Inside Pakistan, there was sharp criticism in some quarters against what is perceived as a betrayal of Kashmiri interests. Even some liberal-minded commentators said the Musharraf government had dumped the Kashmiri cause just as the Taliban were after September 11, 2001. The generally articulated view among opposition politicians and commentators in Pakistan is that the Kashmir issue has been put on the back burner at least for the time being.

Musharraf said he had consulted the Kashmiri leadership based in Pakistan before taking the new steps. During his press conference in Islamabad after the SAARC summit, Musharraf had emphasised that Kashmir remained the key issue and would remain part of the proposed composite dialogue between India and Pakistan. He underlined the importance of "simultaneity" in the dialogue process. "We should move on all issues, including Kashmir, at the same time."

The Prime Minister of "Azad Kashmir", Sardar Sikandar Hayat Khan, told this correspondent in Islamabad that he was being kept in the loop about the developments relating to Kashmir. "Musharraf is a man of his word. He will not let the Kashmiris down." He, however, wanted both countries to take into consideration the views of the Kashmiri people. In reply to a question, he said the Pakistani government would not treat Kashmiris the way the Turkish government was treating northern Cypriots. In its eagerness to join the European Union, the Turkish government has prepared the ground for dumping Northern Cyprus, a Muslim-majority area, which it had carved out of the Republic of Cyprus. (As is well known, Musharraf is an admirer of the Turkish Army and the political model it has imposed on the Turkish state.)

Sikandar Hayat Khan is, however, happy that "the ice has melted" between India and Pakistan. "Eighty per cent of Kashmiris will support the peace moves," he said. He was particularly enthused by the ceasefire that continued to prevail along the LoC. He said there was great relief among the populace in the area administered by him. The intense firing along the LoC for the last many years had disrupted the lives of more than one-third of the population of the Pakistan-controlled Kashmir, he said.

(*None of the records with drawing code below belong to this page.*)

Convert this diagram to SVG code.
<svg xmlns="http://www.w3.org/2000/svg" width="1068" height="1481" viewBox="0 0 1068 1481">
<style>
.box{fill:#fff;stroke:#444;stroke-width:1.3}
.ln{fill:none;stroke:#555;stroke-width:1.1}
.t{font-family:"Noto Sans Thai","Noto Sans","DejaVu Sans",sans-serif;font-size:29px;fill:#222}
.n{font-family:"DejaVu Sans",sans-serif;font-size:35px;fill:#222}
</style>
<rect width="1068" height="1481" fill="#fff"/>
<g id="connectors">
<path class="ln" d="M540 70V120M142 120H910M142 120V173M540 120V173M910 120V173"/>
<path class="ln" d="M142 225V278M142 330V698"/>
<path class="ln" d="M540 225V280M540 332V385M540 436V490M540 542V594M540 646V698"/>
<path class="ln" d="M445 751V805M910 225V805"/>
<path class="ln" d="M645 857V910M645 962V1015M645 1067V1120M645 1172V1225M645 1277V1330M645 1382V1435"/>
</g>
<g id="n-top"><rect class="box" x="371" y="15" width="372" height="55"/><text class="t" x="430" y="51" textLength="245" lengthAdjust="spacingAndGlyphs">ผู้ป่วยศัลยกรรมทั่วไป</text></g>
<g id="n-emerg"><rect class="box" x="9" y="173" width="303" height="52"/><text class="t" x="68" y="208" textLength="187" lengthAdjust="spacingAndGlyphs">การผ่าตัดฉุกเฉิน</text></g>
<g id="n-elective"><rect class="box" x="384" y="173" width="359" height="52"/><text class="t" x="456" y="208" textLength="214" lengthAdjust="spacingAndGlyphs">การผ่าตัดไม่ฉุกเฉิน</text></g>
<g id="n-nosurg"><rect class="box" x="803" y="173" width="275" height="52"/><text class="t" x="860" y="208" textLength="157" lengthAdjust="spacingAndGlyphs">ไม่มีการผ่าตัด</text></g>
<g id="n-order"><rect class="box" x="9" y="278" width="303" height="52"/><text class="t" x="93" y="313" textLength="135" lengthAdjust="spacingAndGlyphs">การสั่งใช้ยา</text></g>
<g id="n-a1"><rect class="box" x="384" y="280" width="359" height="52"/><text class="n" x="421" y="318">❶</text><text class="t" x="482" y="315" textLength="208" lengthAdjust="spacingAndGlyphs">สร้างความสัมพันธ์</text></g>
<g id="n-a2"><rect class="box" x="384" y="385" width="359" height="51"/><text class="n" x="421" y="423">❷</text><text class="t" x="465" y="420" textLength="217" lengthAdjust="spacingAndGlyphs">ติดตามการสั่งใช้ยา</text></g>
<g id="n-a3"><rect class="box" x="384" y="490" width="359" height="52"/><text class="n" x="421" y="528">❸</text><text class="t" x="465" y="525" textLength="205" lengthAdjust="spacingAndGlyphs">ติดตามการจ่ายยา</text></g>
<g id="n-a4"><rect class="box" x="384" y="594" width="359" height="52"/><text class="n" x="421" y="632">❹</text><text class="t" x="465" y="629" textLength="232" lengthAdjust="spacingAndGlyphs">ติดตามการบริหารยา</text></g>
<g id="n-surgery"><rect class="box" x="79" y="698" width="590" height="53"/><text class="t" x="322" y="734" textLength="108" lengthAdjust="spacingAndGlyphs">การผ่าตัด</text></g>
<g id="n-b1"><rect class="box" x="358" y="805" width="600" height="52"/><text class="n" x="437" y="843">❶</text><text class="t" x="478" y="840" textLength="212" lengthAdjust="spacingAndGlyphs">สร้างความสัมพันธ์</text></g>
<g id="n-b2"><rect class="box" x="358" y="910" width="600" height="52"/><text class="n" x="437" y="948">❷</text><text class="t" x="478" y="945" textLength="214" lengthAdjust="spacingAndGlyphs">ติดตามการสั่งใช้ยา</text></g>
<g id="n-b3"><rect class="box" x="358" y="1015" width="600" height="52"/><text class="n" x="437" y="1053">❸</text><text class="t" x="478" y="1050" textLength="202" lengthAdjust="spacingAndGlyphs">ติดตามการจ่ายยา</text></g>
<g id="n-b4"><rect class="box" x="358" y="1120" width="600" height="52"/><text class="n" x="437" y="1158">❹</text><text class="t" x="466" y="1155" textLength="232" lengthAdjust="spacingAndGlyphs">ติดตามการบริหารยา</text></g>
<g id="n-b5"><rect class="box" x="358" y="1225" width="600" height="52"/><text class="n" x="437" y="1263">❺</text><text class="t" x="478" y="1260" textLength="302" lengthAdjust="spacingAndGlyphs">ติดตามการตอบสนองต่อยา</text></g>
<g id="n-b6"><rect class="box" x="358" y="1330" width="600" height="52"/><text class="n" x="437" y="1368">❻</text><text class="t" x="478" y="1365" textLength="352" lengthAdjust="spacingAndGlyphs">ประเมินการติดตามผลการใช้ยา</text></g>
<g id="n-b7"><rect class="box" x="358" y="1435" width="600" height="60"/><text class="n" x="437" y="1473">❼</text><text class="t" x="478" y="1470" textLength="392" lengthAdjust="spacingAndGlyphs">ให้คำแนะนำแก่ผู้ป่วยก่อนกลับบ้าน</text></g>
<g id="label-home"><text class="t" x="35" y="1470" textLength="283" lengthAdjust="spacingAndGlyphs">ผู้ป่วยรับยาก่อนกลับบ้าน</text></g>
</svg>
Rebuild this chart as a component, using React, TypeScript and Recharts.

The ceasefire between the Indian and Pakistani armies should be a "permanent" one, he said, and welcomed the proposal for a bus service between Srinagar and Muzaffarabad, the capital of Pakistan-controlled Kashmir. But he insisted that Kashmiris on both sides should be allowed to travel without passports. Until the mid-1950s, Kashmiris from both sides could travel across the LoC on the basis of other official documents. Accepting passports as valid legal documents for travel would imply recognition of existing borders and states.

Pakistani officials insist that there has been no change in Musharraf's position. "For more than two years Musharraf has been saying that Pakistan will not allow its territory to be used for terrorism," said an official. He said there was a change in the Indian mindset, too, in the past one year. "There is a realisation of the truth even in the Sangh Parivar. Both the Indian and Pakistani leaderships are now looking at a much broader picture," the official said. He pointed to the fourth paragraph of the Joint Statement issued in Islamabad. "Prime Minister Vajpayee said that in order to take forward and sustain the dialogue process, violence, hostility and terrorism must be prevented," said the paragraph.

The official said this paragraph could be open to different interpretations. "Violence can emanate from the security forces as well as the militants," he said. He noted that the number of casualties in the Valley, along with arrests, had come down significantly in the past three weeks. "We have to get out of the zero sum syndrome," said the official.

Musharraf told the media in Islamabad that he could lend a helping hand in Kashmir. "If I propose a ceasefire in Kashmir, there could be a response. However, the effectiveness of my words will be enhanced only if we move ahead," said Musharraf.